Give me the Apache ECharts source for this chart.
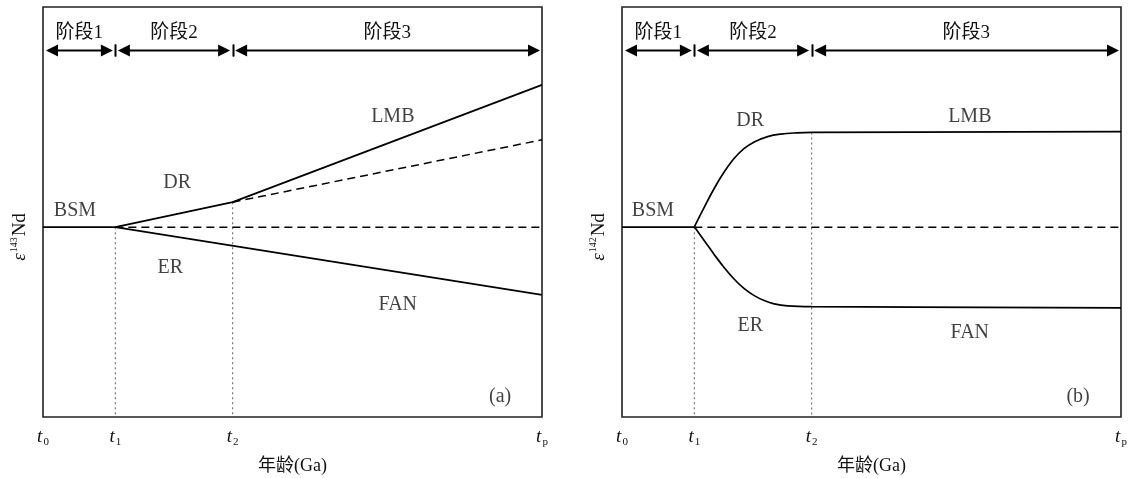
<!DOCTYPE html>
<html>
<head>
<meta charset="utf-8">
<script src="https://cdn.jsdelivr.net/npm/echarts@6/dist/echarts.min.js"></script>
<style>html,body{margin:0;padding:0;background:#fff}#c{width:1133px;height:478px}</style>
</head>
<body>
<div id="c"></div>
<script>
// ---- data ----
const stageNames = ['阶段1', '阶段2', '阶段3'];
const stageBounds = [0, 14.5, 38, 100];
const tickValues = [0, 14.5, 38, 100];
const tickSubs = ['0', '1', '2', 'p'];
const xAxisTitle = '年龄(Ga)';
const panelYNames = ['143', '142'];

// panel (a): ε143Nd
const aBSM = [[0, 46.3], [14.5, 46.3]];
const aBaseDash = [[14.5, 46.3], [100, 46.3]];
const aUpper = [[14.5, 46.3], [38, 52.4], [100, 81.0]];
const aUpperDash = [[38, 52.4], [100, 67.6]];
const aLower = [[14.5, 46.3], [100, 29.8]];
const aGuide1 = [[14.5, 46.3], [14.5, 0]];
const aGuide2 = [[38, 52.4], [38, 0]];
const aLabelNames = ['BSM', 'DR', 'ER', 'LMB', 'FAN', '(a)'];
const aLabelAt = [[6.4, 50.2], [26.9, 57.1], [25.5, 36.3], [70.1, 73.2], [71.1, 27.3], [91.6, 4.9]];

// panel (b): ε142Nd
const bBSM = [[0, 46.3], [14.5, 46.3]];
const bBaseDash = [[14.5, 46.3], [100, 46.3]];
const bUpper = [[14.5, 46.4], [16.5, 51.2], [18.5, 55.8], [20.5, 59.8], [22.5, 63.1], [24.5, 65.5],
  [26.5, 67.1], [29.2, 68.4], [31.8, 69.0], [35, 69.3], [38, 69.4], [100, 69.6]];
const bLower = [[14.5, 46.4], [16.5, 43.0], [18.5, 39.6], [20.5, 36.4], [22.5, 33.6], [24.5, 31.3],
  [26.5, 29.6], [28.5, 28.4], [30.5, 27.6], [33.2, 27.1], [38, 26.9], [100, 26.6]];
const bGuide1 = [[14.5, 46.3], [14.5, 0]];
const bGuide2 = [[38, 69.4], [38, 0]];
const bLabelNames = ['BSM', 'DR', 'ER', 'LMB', 'FAN', '(b)'];
const bLabelAt = [[6.2, 50.2], [25.7, 72.2], [25.7, 22.2], [69.7, 73.2], [69.7, 20.5], [91.4, 4.9]];

// ---- styling / layout ----
const SERIF = '"Liberation Serif", "Noto Sans CJK SC", serif';
const INK = '#111';
const ARROW_Y = 89.5;
const STAGE_LABEL_Y = 93.6;

const chart = echarts.init(document.getElementById('c'), null, {renderer: 'canvas'});

function xAxisFor(gi) {
  return {
    gridIndex: gi, type: 'value', min: 0, max: 100,
    axisLine: {show: false}, axisTick: {show: false}, splitLine: {show: false},
    axisLabel: {
      customValues: tickValues, margin: 9,
      formatter: function (v) {
        const i = tickValues.indexOf(v);
        return '{t|t}{s|' + (i >= 0 ? tickSubs[i] : '') + '}';
      },
      rich: {
        t: {fontFamily: SERIF, fontStyle: 'italic', fontSize: 19, color: INK, lineHeight: 22},
        s: {fontFamily: SERIF, fontSize: 11, color: INK, lineHeight: 22, padding: [10, 0, 0, 1]}
      }
    },
    name: xAxisTitle, nameLocation: 'middle', nameGap: 40,
    nameTextStyle: {fontFamily: SERIF, fontSize: 18, color: INK}
  };
}
function yAxisFor(gi, sup) {
  return {
    gridIndex: gi, type: 'value', min: 0, max: 100,
    axisLine: {show: false}, axisTick: {show: false}, splitLine: {show: false}, axisLabel: {show: false},
    name: '{e|ε}{s|' + sup + '}{n|Nd}', nameLocation: 'middle', nameGap: 12, nameRotate: 90,
    nameTextStyle: {
      padding: [0, 50, 0, 0],
      rich: {
        e: {fontFamily: SERIF, fontStyle: 'italic', fontSize: 19, color: INK, lineHeight: 22},
        s: {fontFamily: SERIF, fontSize: 10, color: INK, lineHeight: 22, padding: [0, 1, 11, 1]},
        n: {fontFamily: SERIF, fontSize: 19, color: INK, lineHeight: 22}
      }
    }
  };
}
function solid(gi, data, smooth) {
  return {type: 'line', xAxisIndex: gi, yAxisIndex: gi, data: data, showSymbol: false, symbol: 'none',
    smooth: smooth || false, silent: true, lineStyle: {color: '#000', width: 1.7}, z: 3};
}
function dashed(gi, data) {
  return {type: 'line', xAxisIndex: gi, yAxisIndex: gi, data: data, showSymbol: false, symbol: 'none',
    silent: true, lineStyle: {color: '#000', width: 1.5, type: [8, 5]}, z: 2};
}
function guide(gi, data) {
  return {type: 'line', xAxisIndex: gi, yAxisIndex: gi, data: data, showSymbol: false, symbol: 'none',
    silent: true, lineStyle: {color: '#777', width: 1.2, type: [2, 3]}, z: 1};
}
function labels(gi, names, at) {
  return {type: 'scatter', xAxisIndex: gi, yAxisIndex: gi, symbolSize: 0, silent: true,
    data: names.map((n, i) => ({name: n, value: at[i]})),
    label: {show: true, position: 'inside', formatter: '{b}', fontFamily: SERIF, fontSize: 20, color: INK}};
}
function stages(gi) {
  const data = stageNames.map((n, i) => [stageBounds[i], stageBounds[i + 1], i]);
  return {
    type: 'custom', xAxisIndex: gi, yAxisIndex: gi, silent: true, z: 5, data: data,
    renderItem: function (params, api) {
      const x0 = api.value(0), x1 = api.value(1), idx = api.value(2);
      const p0 = api.coord([x0, ARROW_Y]), p1 = api.coord([x1, ARROW_Y]);
      const pl = api.coord([(x0 + x1) / 2, STAGE_LABEL_Y]);
      const y = Math.round(p0[1]) + 0.5;
      const gapL = x0 <= 0 ? 3 : 2.5, gapR = x1 >= 100 ? 2 : 2.5;
      const L = 12, H = 6;
      const lt = p0[0] + gapL, rt = p1[0] - gapR;
      const children = [
        {type: 'line', shape: {x1: lt + L - 1, y1: y, x2: rt - L + 1, y2: y}, style: {stroke: '#000', lineWidth: 1.8}},
        {type: 'polygon', shape: {points: [[lt, y], [lt + L, y - H], [lt + L, y + H]]}, style: {fill: '#000'}},
        {type: 'polygon', shape: {points: [[rt, y], [rt - L, y - H], [rt - L, y + H]]}, style: {fill: '#000'}},
        {type: 'text', style: {text: stageNames[idx], x: pl[0], y: pl[1], align: 'center', verticalAlign: 'middle',
          font: '19px ' + SERIF, fill: INK}}
      ];
      if (x0 > 0) children.push({type: 'line', shape: {x1: Math.round(p0[0]) + 0.5, y1: y - 6, x2: Math.round(p0[0]) + 0.5, y2: y + 6}, style: {stroke: '#000', lineWidth: 1.6}});
      if (x1 < 100) children.push({type: 'line', shape: {x1: Math.round(p1[0]) + 0.5, y1: y - 6, x2: Math.round(p1[0]) + 0.5, y2: y + 6}, style: {stroke: '#000', lineWidth: 1.6}});
      return {type: 'group', children: children};
    }
  };
}

const option = {
  animation: false,
  backgroundColor: '#fff',
  grid: [
    {left: 43, top: 7, width: 499, height: 410, outerBoundsMode: 'none', containLabel: false, show: true, borderColor: '#222', borderWidth: 1.6, backgroundColor: 'transparent'},
    {left: 622, top: 7, width: 499, height: 410, outerBoundsMode: 'none', containLabel: false, show: true, borderColor: '#222', borderWidth: 1.6, backgroundColor: 'transparent'}
  ],
  xAxis: [xAxisFor(0), xAxisFor(1)],
  yAxis: [yAxisFor(0, panelYNames[0]), yAxisFor(1, panelYNames[1])],
  series: [
    guide(0, aGuide1), guide(0, aGuide2),
    dashed(0, aBaseDash), dashed(0, aUpperDash),
    solid(0, aBSM), solid(0, aUpper), solid(0, aLower),
    labels(0, aLabelNames, aLabelAt), stages(0),
    guide(1, bGuide1), guide(1, bGuide2),
    dashed(1, bBaseDash),
    solid(1, bBSM), solid(1, bUpper, 0.4), solid(1, bLower, 0.4),
    labels(1, bLabelNames, bLabelAt), stages(1)
  ]
};
chart.setOption(option);
</script>
</body>
</html>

———

Your task
Repeat only the lines from the beginning of the material through the line containing "27.3], [91.6, 4.9]];", both ends kept, leaving pictures out.

Task response
Give me the Apache ECharts source for this chart.
<!DOCTYPE html>
<html>
<head>
<meta charset="utf-8">
<script src="https://cdn.jsdelivr.net/npm/echarts@6/dist/echarts.min.js"></script>
<style>html,body{margin:0;padding:0;background:#fff}#c{width:1133px;height:478px}</style>
</head>
<body>
<div id="c"></div>
<script>
// ---- data ----
const stageNames = ['阶段1', '阶段2', '阶段3'];
const stageBounds = [0, 14.5, 38, 100];
const tickValues = [0, 14.5, 38, 100];
const tickSubs = ['0', '1', '2', 'p'];
const xAxisTitle = '年龄(Ga)';
const panelYNames = ['143', '142'];

// panel (a): ε143Nd
const aBSM = [[0, 46.3], [14.5, 46.3]];
const aBaseDash = [[14.5, 46.3], [100, 46.3]];
const aUpper = [[14.5, 46.3], [38, 52.4], [100, 81.0]];
const aUpperDash = [[38, 52.4], [100, 67.6]];
const aLower = [[14.5, 46.3], [100, 29.8]];
const aGuide1 = [[14.5, 46.3], [14.5, 0]];
const aGuide2 = [[38, 52.4], [38, 0]];
const aLabelNames = ['BSM', 'DR', 'ER', 'LMB', 'FAN', '(a)'];
const aLabelAt = [[6.4, 50.2], [26.9, 57.1], [25.5, 36.3], [70.1, 73.2], [71.1, 27.3], [91.6, 4.9]];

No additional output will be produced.